Comments by:
Mari Akers
First VP, Human Resources
ProLogis
Denver

Last week's Feedback Poll makes definite implications about the volatility of the real estate market. Nearly two-thirds--62%--of our respondents revealed that they plan to change their place of employment in the next year. This is far beyond the predictable 10% whose resumes are always in motion. So says Mari Akers, who points out that job flips are a function of such things as the number of years a professional has been in one position, the number of headhunters picking away at your staff and even where your company stands in terms of industry status. So, how safe is your firm from employee churn? Read on; Akers will provide some guidelines.

"Probably 10% of any employee population is always looking for a job. It's a given, and it never decreases.
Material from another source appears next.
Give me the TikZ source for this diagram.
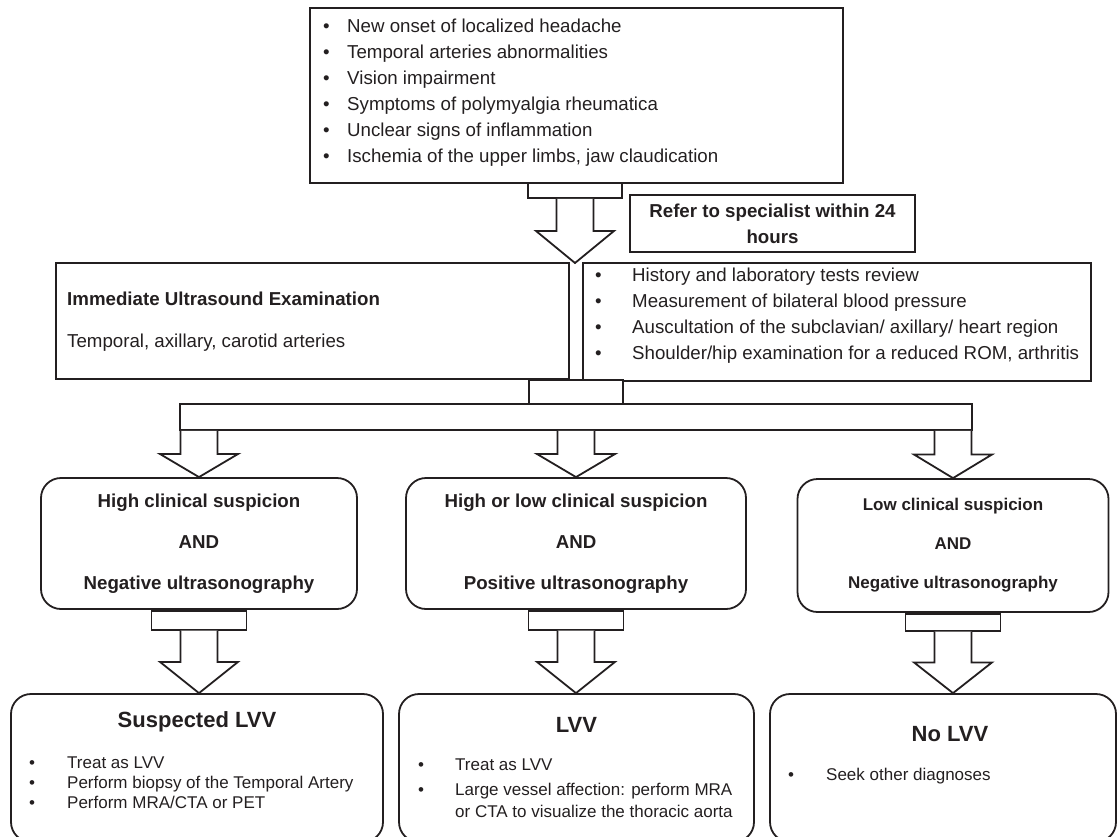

"However, it spikes when the job market gets tighter for particular positions. Real estate financial analysts are a good example. It's a real hot position now, and it's difficult to find good, qualified candidates. We've found that the best candidates are MBA students who've been in a real estate finance course at one of the universities or people who have been analysts in another company.

"The job market for analysts is relatively tight now, and you'll get a lot of recruiters calling in to your company and doing some direct recruiting with your candidate. You can have 30 recruiters calling into your company and directly recruiting your employees.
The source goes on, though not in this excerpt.